Even though “Justice” is larger than ever, students who made it in under the cap said they didn’t feel overwhelmed by the crowd.
“Even though it is very big, I think Sandel does a really good job at allowing some level of participation during lecture,” said Sara F. Eckhouse ’06.
“It’s the biggest class at Harvard for a reason,” added Fiske. “Sandel is a great lecturer. He guides the students very well and gets what he wants from them.”
The “Justice Blog” is just one tool large courses are employing this fall to maintain student interaction.
Science A-47, “Cosmic Connections,” the fourth largest course with 335 students, uses Personal Response Systems (PRS) to involve students in the lectures.
These gadgets allow students to “click in” their answers to questions posed by Assistant Professor of Astronomy David Charbonneau.
By using this system, Charbonneau said he can ensure that students are staying up-to-date on the reading and mastering the basic principles of physics.
“It also keeps the level of energy up in the lectures quite a bit,” he said.

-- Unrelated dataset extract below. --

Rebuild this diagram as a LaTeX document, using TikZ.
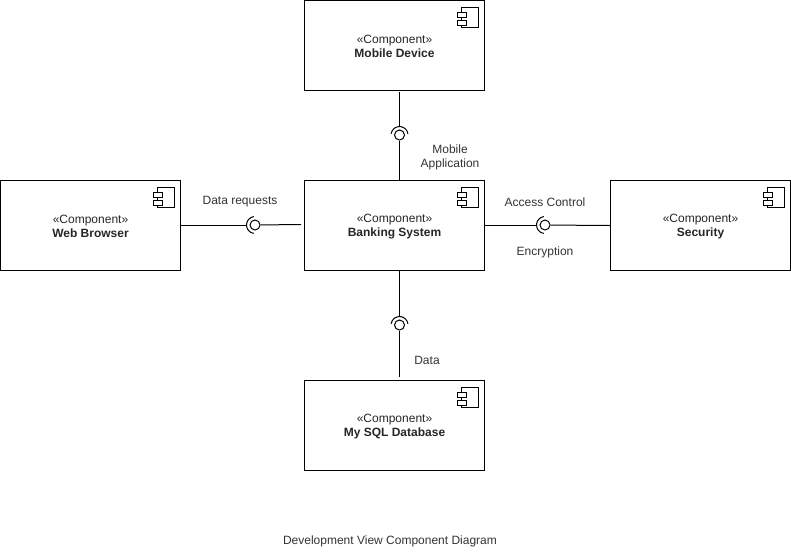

Kristen H. Tracey ’08, a student in the course, agreed.
“It makes us feel more responsible for coming to lecture and keeping up with the material,” she said.
But in Life Sciences 1a, some students said they were frustrated by the large size.
Saachi Sachdev ’09, who enrolled in the course to begin to fulfill pre-med requirements, said of the size that it “definitely is kind of unsettling and a little disappointing.”